Dirg Aaab-Richards served as a volunteer for twelve years with South London Lesbian and Gay Young People’s Group, facilitating a weekly meeting space so that lesbian and gay youth under the age of 21 could socialize within their own age group, and had access to advice, gay literature, and telephone counseling. The youth group traveled to the Houses of Parliament to lobby for a change in the UK’s age of consent (“at which a person, whether male or female, may lawfully consent to a homosexual relationship”), and participated in the successful campaign in having it reduced to 18 years of age (it would later be reduced to 16). His commitment to the youth group stemmed from having a difficult coming out story to tell, and he wanted other young people to have a more positive and enlightened experience.

He co-founded Black Lesbians and Gays Against Media Homophobia in 1992 with Theadore “Ted” Brown, which helped to force into the headlines the issue of Jamaican homophobia in dancehall music. Known as “murder music,” it outraged many on both sides of the Atlantic with its lyrics encouraging violence. Protests garnered an on-air apology from the relatively new, Jamaican reggae star, Buju Banton. Shabba Ranks, another reggae performer, undermined his own commercial future with live homophobic ranting as the VHS video of “The Word” reached GLAAD in the United States. Dirg salutes and acknowledges Ted Brown, Peter Tatchell, and Outrage!, who were driving forces doing sterling work, calling public attention and disapproval to so-called “murder music.”

With colleagues and support from the British trade union, Unison, he actively participated in a yearlong campaign to shift the homophobic reporting and attitudes at “The Voice,” a prominent British Black newspaper. The campaign achieved successful outcomes which included a right-of-reply, and the implementation of an Equal Opportunity Policy at the newspaper.

Dirg is hopeful that Jamaica will recognize all of its citizens, and endorses the campaigns for the withdrawal of the so-called “’Buggery Law,” which was enacted by the British colonialists and has been so harmful to Jamaicans and the Jamaican psyche. Dirg invites everyone to see “The Abominable Crime,” a 2014 documentary (www.commongoodprod.com) that he highly recommends because it gives voice to gay Jamaicans who, in the face of endemic anti-gay violence or threats of violence, are forced to flee their homeland. The film follows Simone Edwards, a mother, and human rights activist Maurice Tomlinson (who we’ve profiled here at the Ubuntu Biography Project), as they navigate the conflict of loving their country and staying alive.

Dirg worked as a London bus driver for six months before becoming an outreach worker for Age Concern Lambeth, which serves the South London borough of the same name, meeting the needs of older residents. He also worked with the Pimpernel Group, which served the needs of older gay men, while continuing to serve at Age Concern.

Dirg Aaab-Richards is the recipient of two Community Awards for work in the Black lesbian and gay community: from Blackliners HIV & AIDS Project (whose inaugural meeting he attended), and a Black Gay Community Award two years later in 2002.

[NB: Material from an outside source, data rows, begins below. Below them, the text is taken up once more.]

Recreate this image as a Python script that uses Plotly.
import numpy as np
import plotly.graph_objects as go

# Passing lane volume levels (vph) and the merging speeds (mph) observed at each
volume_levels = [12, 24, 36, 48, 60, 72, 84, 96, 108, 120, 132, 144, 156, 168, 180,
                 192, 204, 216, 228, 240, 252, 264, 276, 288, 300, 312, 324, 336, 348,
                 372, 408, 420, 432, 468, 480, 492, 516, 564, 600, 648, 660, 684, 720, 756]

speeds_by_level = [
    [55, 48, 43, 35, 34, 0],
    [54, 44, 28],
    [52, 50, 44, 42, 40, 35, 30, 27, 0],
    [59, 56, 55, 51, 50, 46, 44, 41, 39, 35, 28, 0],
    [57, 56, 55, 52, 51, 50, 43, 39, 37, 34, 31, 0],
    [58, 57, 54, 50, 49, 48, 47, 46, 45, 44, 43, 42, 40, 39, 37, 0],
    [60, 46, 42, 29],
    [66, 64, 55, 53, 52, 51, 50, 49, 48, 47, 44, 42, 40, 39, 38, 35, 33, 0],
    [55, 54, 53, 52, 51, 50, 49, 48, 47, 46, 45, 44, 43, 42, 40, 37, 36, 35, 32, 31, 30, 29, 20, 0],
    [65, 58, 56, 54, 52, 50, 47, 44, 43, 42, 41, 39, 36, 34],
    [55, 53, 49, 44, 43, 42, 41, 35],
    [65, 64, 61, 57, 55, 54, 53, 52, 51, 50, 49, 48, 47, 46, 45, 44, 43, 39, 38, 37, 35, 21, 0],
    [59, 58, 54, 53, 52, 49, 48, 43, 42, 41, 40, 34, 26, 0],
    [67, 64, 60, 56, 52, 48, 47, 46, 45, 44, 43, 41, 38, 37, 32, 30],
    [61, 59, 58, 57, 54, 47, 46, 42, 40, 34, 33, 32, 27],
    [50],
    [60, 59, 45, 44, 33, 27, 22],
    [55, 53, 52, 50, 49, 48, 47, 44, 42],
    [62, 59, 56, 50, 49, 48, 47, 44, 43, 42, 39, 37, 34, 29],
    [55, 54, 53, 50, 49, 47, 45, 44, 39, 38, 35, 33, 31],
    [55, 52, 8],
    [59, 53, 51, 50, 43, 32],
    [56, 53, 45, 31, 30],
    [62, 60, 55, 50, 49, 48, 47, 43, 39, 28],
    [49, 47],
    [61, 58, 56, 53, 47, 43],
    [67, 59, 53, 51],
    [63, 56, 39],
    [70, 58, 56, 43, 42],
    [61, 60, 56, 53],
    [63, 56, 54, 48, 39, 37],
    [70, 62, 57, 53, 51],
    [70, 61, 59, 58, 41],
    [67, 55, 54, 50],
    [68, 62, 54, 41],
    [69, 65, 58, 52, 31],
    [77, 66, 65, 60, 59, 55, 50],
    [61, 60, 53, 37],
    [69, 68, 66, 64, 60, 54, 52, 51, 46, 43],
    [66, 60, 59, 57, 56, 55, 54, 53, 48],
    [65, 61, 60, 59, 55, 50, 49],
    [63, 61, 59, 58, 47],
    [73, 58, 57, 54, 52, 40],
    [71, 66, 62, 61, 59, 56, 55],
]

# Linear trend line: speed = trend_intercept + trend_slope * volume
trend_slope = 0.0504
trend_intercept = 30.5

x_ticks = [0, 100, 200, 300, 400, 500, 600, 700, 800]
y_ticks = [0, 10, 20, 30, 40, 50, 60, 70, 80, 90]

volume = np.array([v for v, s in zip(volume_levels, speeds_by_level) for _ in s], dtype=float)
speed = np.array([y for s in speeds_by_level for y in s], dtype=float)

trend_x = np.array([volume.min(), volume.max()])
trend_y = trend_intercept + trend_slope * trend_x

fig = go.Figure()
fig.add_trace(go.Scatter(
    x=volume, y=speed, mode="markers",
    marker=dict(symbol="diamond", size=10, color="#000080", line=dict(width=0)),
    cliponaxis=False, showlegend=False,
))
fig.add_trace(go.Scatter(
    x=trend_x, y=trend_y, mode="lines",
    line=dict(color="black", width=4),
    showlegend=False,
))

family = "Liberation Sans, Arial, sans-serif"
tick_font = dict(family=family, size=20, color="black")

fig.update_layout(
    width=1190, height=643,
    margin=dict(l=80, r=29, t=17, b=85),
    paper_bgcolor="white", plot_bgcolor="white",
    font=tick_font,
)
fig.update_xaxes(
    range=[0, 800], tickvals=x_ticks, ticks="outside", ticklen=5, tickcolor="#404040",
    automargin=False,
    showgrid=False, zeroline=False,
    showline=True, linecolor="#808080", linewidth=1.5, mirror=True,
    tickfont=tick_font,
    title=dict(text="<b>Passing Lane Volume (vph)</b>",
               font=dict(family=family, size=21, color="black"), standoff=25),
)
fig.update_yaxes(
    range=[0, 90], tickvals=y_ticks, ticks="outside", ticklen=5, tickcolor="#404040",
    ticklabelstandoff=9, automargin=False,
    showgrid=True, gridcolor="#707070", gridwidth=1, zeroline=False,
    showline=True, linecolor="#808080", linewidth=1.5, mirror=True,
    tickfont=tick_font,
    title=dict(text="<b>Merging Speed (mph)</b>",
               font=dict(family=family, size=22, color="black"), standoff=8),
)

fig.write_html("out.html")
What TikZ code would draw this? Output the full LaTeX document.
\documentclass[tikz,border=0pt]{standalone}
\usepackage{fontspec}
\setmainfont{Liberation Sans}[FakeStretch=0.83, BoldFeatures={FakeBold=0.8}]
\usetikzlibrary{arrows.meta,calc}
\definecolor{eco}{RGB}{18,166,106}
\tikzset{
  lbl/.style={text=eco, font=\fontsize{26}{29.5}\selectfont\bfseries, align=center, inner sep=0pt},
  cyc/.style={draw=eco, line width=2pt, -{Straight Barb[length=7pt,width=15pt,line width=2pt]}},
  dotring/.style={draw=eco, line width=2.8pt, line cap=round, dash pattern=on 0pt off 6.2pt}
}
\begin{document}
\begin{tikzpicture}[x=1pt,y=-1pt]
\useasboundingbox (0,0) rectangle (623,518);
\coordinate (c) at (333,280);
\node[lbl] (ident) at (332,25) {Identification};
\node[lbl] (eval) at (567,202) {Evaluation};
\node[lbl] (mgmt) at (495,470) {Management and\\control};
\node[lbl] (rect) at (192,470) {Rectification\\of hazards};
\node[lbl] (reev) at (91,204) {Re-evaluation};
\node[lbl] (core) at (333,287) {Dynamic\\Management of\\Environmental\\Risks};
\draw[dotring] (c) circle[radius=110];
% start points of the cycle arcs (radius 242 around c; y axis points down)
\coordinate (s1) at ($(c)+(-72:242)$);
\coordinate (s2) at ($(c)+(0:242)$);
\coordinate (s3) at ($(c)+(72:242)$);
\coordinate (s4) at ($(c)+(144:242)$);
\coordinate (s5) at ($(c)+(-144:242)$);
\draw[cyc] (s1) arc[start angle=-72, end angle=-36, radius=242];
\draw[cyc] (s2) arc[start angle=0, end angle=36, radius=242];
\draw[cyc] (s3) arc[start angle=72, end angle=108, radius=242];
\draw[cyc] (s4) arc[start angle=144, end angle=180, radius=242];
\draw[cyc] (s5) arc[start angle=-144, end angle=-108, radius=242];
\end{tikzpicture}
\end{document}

Dirg has worked as a self-employed professional gardener, specializing in window boxes and hanging basket floral displays for West End restaurants and hotels. He lives in London, where he remains active in the vibrant gay community. Dirg never misses an opportunity to promote the “’free to the world” internet school, Khan Academy, and invites you to check it out at  khanacademy.org.

Dirg Aaab-Richards modestly says, “No man is an island unto himself,” and he humbly acknowledges the many good people, especially young people, with whom he has worked over the years and who continue to inspire him on his journey.

We thank Dirg Aaab-Richards for his contributions to literature and human rights advocacy, and for his support of our community.